EXERCISE PROMPT ▸ Nothing outside the lines from the one containing "Recreate this image" through the one containing "sep=0pt] at (16pt,73pt)" should be copied, and no pictures either. Copy those lines exactly.

AVAILABLE RECORDS ▸
· · · · ·
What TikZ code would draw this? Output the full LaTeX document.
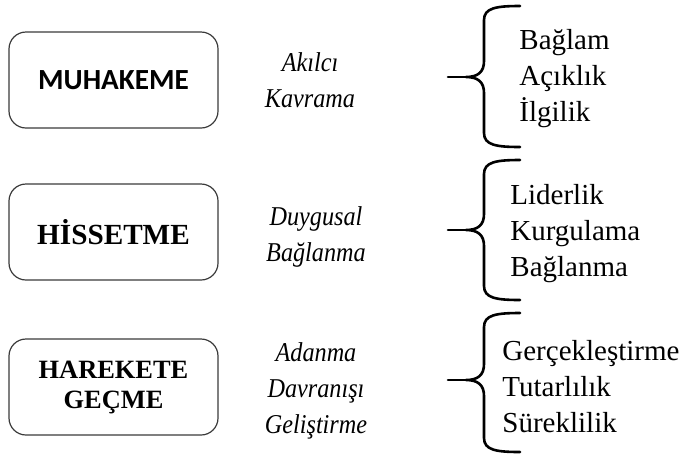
\documentclass[tikz,border=0pt]{standalone}
\usepackage{fontspec}
\setmainfont{Liberation Serif}
\newfontfamily\calibrifont{Carlito}
\newfontfamily\italikfont[FakeStretch=0.89]{Liberation Serif}
\usetikzlibrary{positioning}
\definecolor{kutugri}{HTML}{3A3A3A}

% one curly bracket: top, tip, bottom (in px)
\newcommand{\parantezciz}[3]{%
  \draw[parantez] (520,#1) .. controls (496,#1) and (484,#1+2) .. (484,#1+14)
    -- (484,#2-16) .. controls (484,#2-5) and (478,#2) .. (466,#2)
    .. controls (478,#2) and (484,#2+5) .. (484,#2+16)
    -- (484,#3-14) .. controls (484,#3-2) and (496,#3) .. (520,#3);
  \draw[parantez] (448,#2) -- (466,#2);
}

\tikzset{
  kutu/.style={draw=kutugri, line width=0.6pt, rounded corners=8.5pt,
    minimum width=104.5pt, minimum height=48pt, align=center,
    font=\fontsize{14.6}{16}\selectfont\bfseries},
  orta/.style={align=center, font=\fontsize{13.6}{18}\selectfont\italikfont\itshape},
  liste/.style={anchor=west, align=left, inner sep=0pt,
    font=\fontsize{14.5}{18}\selectfont},
  parantez/.style={line width=1.3pt, line join=round, line cap=round}
}

\begin{document}
\begin{tikzpicture}[x=0.5pt, y=-0.5pt]
  \useasboundingbox (0,0) rectangle (683,456);

  % left boxes
  \node[kutu, font=\fontsize{14.6}{16}\selectfont\calibrifont\bfseries] (muhakeme) at (113.5,80) {MUHAKEME};
  \node[kutu] (hissetme) at (113.5,232) {HİSSETME};
  \node[kutu, font=\fontsize{13.2}{15}\selectfont\bfseries] (harekete) at (113.5,387) {HAREKETE\\GEÇME};

  % middle texts
  \node[orta] (akilci) at (310,80) {Akılcı\\Kavrama};
  \node[orta] (duygusal) at (316,237) {Duygusal\\Bağlanma};
  \node[orta] (adanma) at (316,391) {Adanma\\Davranışı\\Geliştirme};

  % brackets
  \parantezciz{6}{77}{147}
  \parantezciz{160}{230}{300}
  \parantezciz{313}{380}{452}

  % lists
  \node[liste] (baglam) at (519,79) {Bağlam\\Açıklık\\İlgilik};
  \node[liste] (liderlik) at (510,234) {Liderlik\\Kurgulama\\Bağlanma};
  \node[liste] (gercek) at (502,387) {Gerçekleştirme\\Tutarlılık\\Süreklilik};
\end{tikzpicture}
\end{document}
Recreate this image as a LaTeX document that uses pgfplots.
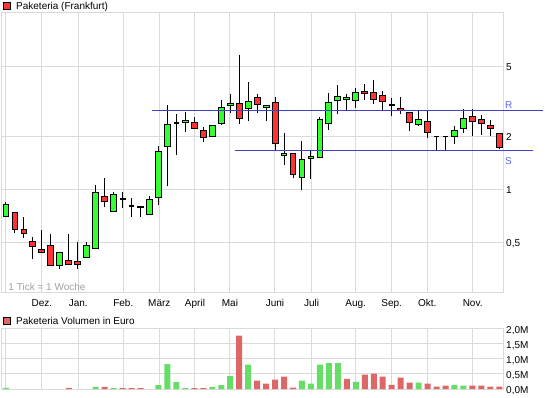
\documentclass[border=0pt]{standalone}
\usepackage{pgfplots}
\pgfplotsset{compat=1.18}
\usepackage{fontspec}
\setmainfont{Liberation Sans}

\definecolor{gridc}{RGB}{218,218,218}
\definecolor{cgreen}{RGB}{51,255,51}
\definecolor{cred}{RGB}{255,51,51}
\definecolor{vgreen}{RGB}{102,221,102}
\definecolor{vred}{RGB}{221,102,102}
\definecolor{rsline}{RGB}{64,64,200}
\definecolor{rslabel}{RGB}{100,100,255}
\definecolor{notec}{RGB}{160,160,160}

\pgfplotsset{
  chartbase/.style={
    scale only axis, anchor=south west,
    xmin=-0.446, xmax=55.41,
    axis line style={draw=gridc, line width=1pt},
    grid=major, major grid style={draw=gridc, line width=1pt},
    tick style={draw=none}, major tick length=0pt, minor tick length=0pt,
    xtick={0,4.01,8.06,13.08,17.09,21.07,24.97,29.99,34.08,38.99,43.0,46.97,52.03},
    yticklabel pos=right,
    tick label style={font=\fontsize{10}{12}\selectfont, inner sep=0pt},
    yticklabel style={anchor=base west, xshift=3pt, yshift=-4.3pt},
    /pgf/number format/assume math mode=true,
  }
}

\begin{document}
\begin{tikzpicture}[font=\fontsize{10}{12}\selectfont]
\useasboundingbox (0pt,0pt) rectangle (545pt,398pt);

% titles
\filldraw[fill=cred, draw=black, line width=0.8pt] (3.5pt,388.5pt) rectangle (10.5pt,395.5pt);
\node[anchor=base west, inner sep=0pt] at (16pt,388pt) {Paketeria (Frankfurt)};
\filldraw[fill=vred, draw=black, line width=0.8pt] (3.5pt,73.5pt) rectangle (10.5pt,80.5pt);
\node[anchor=base west, inner sep=0pt] at (16pt,73pt) {Paketeria Volumen in Euro};

% price chart
\begin{axis}[chartbase, at={(2pt,105pt)}, width=501pt, height=280pt,
  ymode=log, ymin=0.258, ymax=10,
  ytick={0.5,1,2,5}, yticklabels={{0,5},1,2,5},
  xticklabels={{},Dez.,Jan.,Feb.,März,April,Mai,Juni,Juli,Aug.,Sep.,Okt.,Nov.},
  xticklabel style={anchor=base, yshift=-13.5pt},
  unbounded coords=jump, clip=false]
% wicks (low, high)
\addplot[black, line width=1pt] coordinates {
(0,0.692) (0,0.846) (0,nan) (1,0.564) (1,0.742) (1,nan) (2,0.532) (2,0.695) (2,nan)
(3,0.401) (3,0.535) (3,nan) (4,0.440) (4,0.589) (4,nan) (5,0.371) (5,0.559) (5,nan)
(6,0.352) (6,0.440) (6,nan) (7,0.376) (7,0.559) (7,nan) (8,0.352) (8,0.503) (8,nan)
(9,0.412) (9,0.503) (9,nan) (10,0.463) (10,1.054) (10,nan) (11,0.792) (11,1.158) (11,nan)
(12,0.752) (12,0.964) (12,nan) (13,0.782) (13,0.964) (13,nan) (14,0.695) (14,0.891) (14,nan)
(15,0.695) (15,0.803) (15,nan) (16,0.723) (16,0.915) (16,nan) (17,0.813) (17,1.760) (17,nan)
(18,1.043) (18,3.021) (18,nan) (19,1.564) (19,2.675) (19,nan) (20,2.113) (20,2.756) (20,nan)
(21,2.198) (21,2.582) (21,nan) (22,1.854) (22,2.256) (22,nan) (23,1.980) (23,2.316) (23,nan)
(24,2.316) (24,3.213) (24,nan) (25,2.710) (25,3.475) (25,nan) (26,2.347) (26,5.788) (26,nan)
(27,2.440) (27,4.066) (27,nan) (28,2.710) (28,3.475) (28,nan) (29,2.440) (29,3.009) (29,nan)
(30,1.670) (30,3.342) (30,nan) (31,1.372) (31,2.086) (31,nan) (32,1.158) (32,1.606) (32,nan)
(33,0.990) (33,1.879) (33,nan) (34,1.143) (34,1.648) (34,nan) (35,1.524) (35,2.572) (35,nan)
(36,2.170) (36,3.521) (36,nan) (37,2.675) (37,3.908) (37,nan) (38,2.818) (38,3.475) (38,nan)
(39,2.893) (39,3.758) (39,nan) (40,3.213) (40,3.960) (40,nan) (41,3.049) (41,4.173) (41,nan)
(42,2.782) (42,3.614) (42,nan) (43,2.592) (43,3.298) (43,nan) (44,2.675) (44,3.342) (44,nan)
(45,2.130) (45,2.710) (45,nan) (46,2.274) (46,2.782) (46,nan) (47,1.954) (47,2.782) (47,nan)
(48,1.648) (48,1.988) (48,nan) (49,1.670) (49,1.988) (49,nan) (50,1.802) (50,2.286) (50,nan)
(51,2.086) (51,2.855) (51,nan) (52,1.995) (52,2.855) (52,nan) (53,2.032) (53,2.640) (53,nan)
(54,1.995) (54,2.473) (54,nan) (55,1.683) (55,2.059)};
% falling bodies (open, close)
\addplot[draw=black, fill=cred, line width=1pt, line cap=rect] coordinates {
(0.675,0.742) (1.325,0.742) (1.325,0.594) (0.675,0.594) (0.675,0.742) (1,nan)
(1.675,0.594) (2.325,0.594) (2.325,0.564) (1.675,0.564) (1.675,0.594) (2,nan)
(2.675,0.508) (3.325,0.508) (3.325,0.476) (2.675,0.476) (2.675,0.508) (3,nan)
(3.675,0.453) (4.325,0.453) (4.325,0.440) (3.675,0.440) (3.675,0.453) (4,nan)
(4.675,0.482) (5.325,0.482) (5.325,0.371) (4.675,0.371) (4.675,0.482) (5,nan)
(6.675,0.396) (7.325,0.396) (7.325,0.376) (6.675,0.376) (6.675,0.396) (7,nan)
(7.675,0.391) (8.325,0.391) (8.325,0.376) (7.675,0.376) (7.675,0.391) (8,nan)
(10.675,0.915) (11.325,0.915) (11.325,0.857) (10.675,0.857) (10.675,0.915) (11,nan)
(14.675,0.803) (15.325,0.803) (15.325,0.790) (14.675,0.790) (14.675,0.803) (15,nan)
(20.675,2.377) (21.325,2.377) (21.325,2.198) (20.675,2.198) (20.675,2.377) (21,nan)
(21.675,2.141) (22.325,2.141) (22.325,1.954) (21.675,1.954) (21.675,2.141) (22,nan)
(25.675,3.049) (26.325,3.049) (26.325,2.506) (25.675,2.506) (25.675,3.049) (26,nan)
(27.675,3.298) (28.325,3.298) (28.325,3.009) (27.675,3.009) (27.675,3.298) (28,nan)
(29.675,3.089) (30.325,3.089) (30.325,1.830) (29.675,1.830) (29.675,3.089) (30,nan)
(31.675,1.606) (32.325,1.606) (32.325,1.220) (31.675,1.220) (31.675,1.606) (32,nan)
(39.675,3.567) (40.325,3.567) (40.325,3.475) (39.675,3.475) (39.675,3.567) (40,nan)
(40.675,3.521) (41.325,3.521) (41.325,3.213) (40.675,3.213) (40.675,3.521) (41,nan)
(41.675,3.385) (42.325,3.385) (42.325,3.130) (41.675,3.130) (41.675,3.385) (42,nan)
(43.675,2.855) (44.325,2.855) (44.325,2.782) (43.675,2.782) (43.675,2.855) (44,nan)
(44.675,2.710) (45.325,2.710) (45.325,2.377) (44.675,2.377) (44.675,2.710) (45,nan)
(46.675,2.408) (47.325,2.408) (47.325,2.113) (46.675,2.113) (46.675,2.408) (47,nan)
(51.675,2.572) (52.325,2.572) (52.325,2.408) (51.675,2.408) (51.675,2.572) (52,nan)
(52.675,2.473) (53.325,2.473) (53.325,2.347) (52.675,2.347) (52.675,2.473) (53,nan)
(53.675,2.286) (54.325,2.286) (54.325,2.198) (53.675,2.198) (53.675,2.286) (54,nan)
(54.675,2.059) (55.325,2.059) (55.325,1.715) (54.675,1.715) (54.675,2.059)};
% rising bodies (close, open)
\addplot[draw=black, fill=cgreen, line width=1pt, line cap=rect] coordinates {
(-0.325,0.824) (0.325,0.824) (0.325,0.701) (-0.325,0.701) (-0.325,0.824) (0,nan)
(5.675,0.440) (6.325,0.440) (6.325,0.371) (5.675,0.371) (5.675,0.440) (6,nan)
(8.675,0.482) (9.325,0.482) (9.325,0.412) (8.675,0.412) (8.675,0.482) (9,nan)
(9.675,0.964) (10.325,0.964) (10.325,0.463) (9.675,0.463) (9.675,0.964) (10,nan)
(11.675,0.939) (12.325,0.939) (12.325,0.752) (11.675,0.752) (11.675,0.939) (12,nan)
(15.675,0.880) (16.325,0.880) (16.325,0.723) (15.675,0.723) (15.675,0.880) (16,nan)
(16.675,1.648) (17.325,1.648) (17.325,0.903) (16.675,0.903) (16.675,1.648) (17,nan)
(17.675,2.316) (18.325,2.316) (18.325,1.760) (17.675,1.760) (17.675,2.316) (18,nan)
(19.675,2.440) (20.325,2.440) (20.325,2.377) (19.675,2.377) (19.675,2.440) (20,nan)
(22.675,2.286) (23.325,2.286) (23.325,2.005) (22.675,2.005) (22.675,2.286) (23,nan)
(23.675,2.893) (24.325,2.893) (24.325,2.347) (23.675,2.347) (23.675,2.893) (24,nan)
(24.675,3.049) (25.325,3.049) (25.325,2.970) (24.675,2.970) (24.675,3.049) (25,nan)
(26.675,3.130) (27.325,3.130) (27.325,2.855) (26.675,2.855) (26.675,3.130) (27,nan)
(28.675,2.970) (29.325,2.970) (29.325,2.893) (28.675,2.893) (28.675,2.970) (29,nan)
(30.675,1.606) (31.325,1.606) (31.325,1.564) (30.675,1.564) (30.675,1.606) (31,nan)
(32.675,1.484) (33.325,1.484) (33.325,1.173) (32.675,1.173) (32.675,1.484) (33,nan)
(33.675,1.544) (34.325,1.544) (34.325,1.504) (33.675,1.504) (33.675,1.544) (34,nan)
(34.675,2.473) (35.325,2.473) (35.325,1.524) (34.675,1.524) (34.675,2.473) (35,nan)
(35.675,3.089) (36.325,3.089) (36.325,2.347) (35.675,2.347) (35.675,3.089) (36,nan)
(36.675,3.342) (37.325,3.342) (37.325,3.171) (36.675,3.171) (36.675,3.342) (37,nan)
(37.675,3.298) (38.325,3.298) (38.325,3.213) (37.675,3.213) (37.675,3.298) (38,nan)
(38.675,3.521) (39.325,3.521) (39.325,3.171) (38.675,3.171) (38.675,3.521) (39,nan)
(45.675,2.473) (46.325,2.473) (46.325,2.316) (45.675,2.316) (45.675,2.473) (46,nan)
(49.675,2.141) (50.325,2.141) (50.325,2.005) (49.675,2.005) (49.675,2.141) (50,nan)
(50.675,2.506) (51.325,2.506) (51.325,2.198) (50.675,2.198) (50.675,2.506)};
% unchanged weeks (open = close)
\addplot[black, line width=1.2pt] coordinates {
(12.675,0.880) (13.325,0.880) (13,nan) (13.675,0.803) (14.325,0.803) (14,nan)
(18.675,2.377) (19.325,2.377) (19,nan) (42.675,3.009) (43.325,3.009) (43,nan)
(47.675,1.988) (48.325,1.988) (48,nan) (48.675,1.988) (49.325,1.988)};
% resistance / support
\addplot[rsline, line width=1pt] coordinates {(16.28,2.78) (59.87,2.78)};
\addplot[rsline, line width=1pt] coordinates {(25.53,1.67) (58.72,1.67)};
\node[anchor=base west, inner sep=0pt, text=rslabel, yshift=3pt] at (axis cs:55.63,2.78) {R};
\node[anchor=base west, inner sep=0pt, text=rslabel, yshift=-14.7pt] at (axis cs:55.63,1.67) {S};
\end{axis}
\node[anchor=base west, inner sep=0pt, text=notec] at (8.3pt,107.3pt) {1 Tick = 1 Woche};

% volume chart
\begin{axis}[chartbase, at={(2pt,9pt)}, width=501pt, height=60pt,
  ymin=0, ymax=2,
  ytick={0,0.5,1,1.5,2}, yticklabels={{0,0M},{0,5M},{1,0M},{1,5M},{2,0M}},
  xticklabels={}]
\addplot[ybar, bar width=6pt, bar shift=0pt, fill=vgreen, draw=none] coordinates {
(0,0.035) (10,0.067) (12,0.033) (17,0.133) (18,0.83) (19,0.233) (20,0.033)
(23,0.067) (24,0.133) (25,0.433) (27,0.81) (33,0.28) (34,0.18) (35,0.81)
(36,0.86) (37,0.86) (39,0.24) (46,0.21) (50,0.14) (51,0.11)};
\addplot[ybar, bar width=6pt, bar shift=0pt, fill=vred, draw=none] coordinates {
(7,0.04) (11,0.067) (13,0.033) (14,0.033) (15,0.033) (21,0.033) (22,0.033)
(26,1.78) (28,0.28) (29,0.18) (30,0.31) (31,0.41) (32,0.044) (38,0.34)
(40,0.48) (41,0.51) (42,0.41) (43,0.14) (44,0.38) (45,0.21) (47,0.18)
(48,0.08) (49,0.11) (52,0.11) (53,0.11) (54,0.08) (55,0.08)};
\end{axis}
\end{tikzpicture}
\end{document}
· · · · ·
THE ANSWER ▸
Recreate this image as a LaTeX document that uses pgfplots.
\documentclass[border=0pt]{standalone}
\usepackage{pgfplots}
\pgfplotsset{compat=1.18}
\usepackage{fontspec}
\setmainfont{Liberation Sans}

\definecolor{gridc}{RGB}{218,218,218}
\definecolor{cgreen}{RGB}{51,255,51}
\definecolor{cred}{RGB}{255,51,51}
\definecolor{vgreen}{RGB}{102,221,102}
\definecolor{vred}{RGB}{221,102,102}
\definecolor{rsline}{RGB}{64,64,200}
\definecolor{rslabel}{RGB}{100,100,255}
\definecolor{notec}{RGB}{160,160,160}

\pgfplotsset{
  chartbase/.style={
    scale only axis, anchor=south west,
    xmin=-0.446, xmax=55.41,
    axis line style={draw=gridc, line width=1pt},
    grid=major, major grid style={draw=gridc, line width=1pt},
    tick style={draw=none}, major tick length=0pt, minor tick length=0pt,
    xtick={0,4.01,8.06,13.08,17.09,21.07,24.97,29.99,34.08,38.99,43.0,46.97,52.03},
    yticklabel pos=right,
    tick label style={font=\fontsize{10}{12}\selectfont, inner sep=0pt},
    yticklabel style={anchor=base west, xshift=3pt, yshift=-4.3pt},
    /pgf/number format/assume math mode=true,
  }
}

\begin{document}
\begin{tikzpicture}[font=\fontsize{10}{12}\selectfont]
\useasboundingbox (0pt,0pt) rectangle (545pt,398pt);

% titles
\filldraw[fill=cred, draw=black, line width=0.8pt] (3.5pt,388.5pt) rectangle (10.5pt,395.5pt);
\node[anchor=base west, inner sep=0pt] at (16pt,388pt) {Paketeria (Frankfurt)};
\filldraw[fill=vred, draw=black, line width=0.8pt] (3.5pt,73.5pt) rectangle (10.5pt,80.5pt);
\node[anchor=base west, inner sep=0pt] at (16pt,73pt) {Paketeria Volumen in Euro};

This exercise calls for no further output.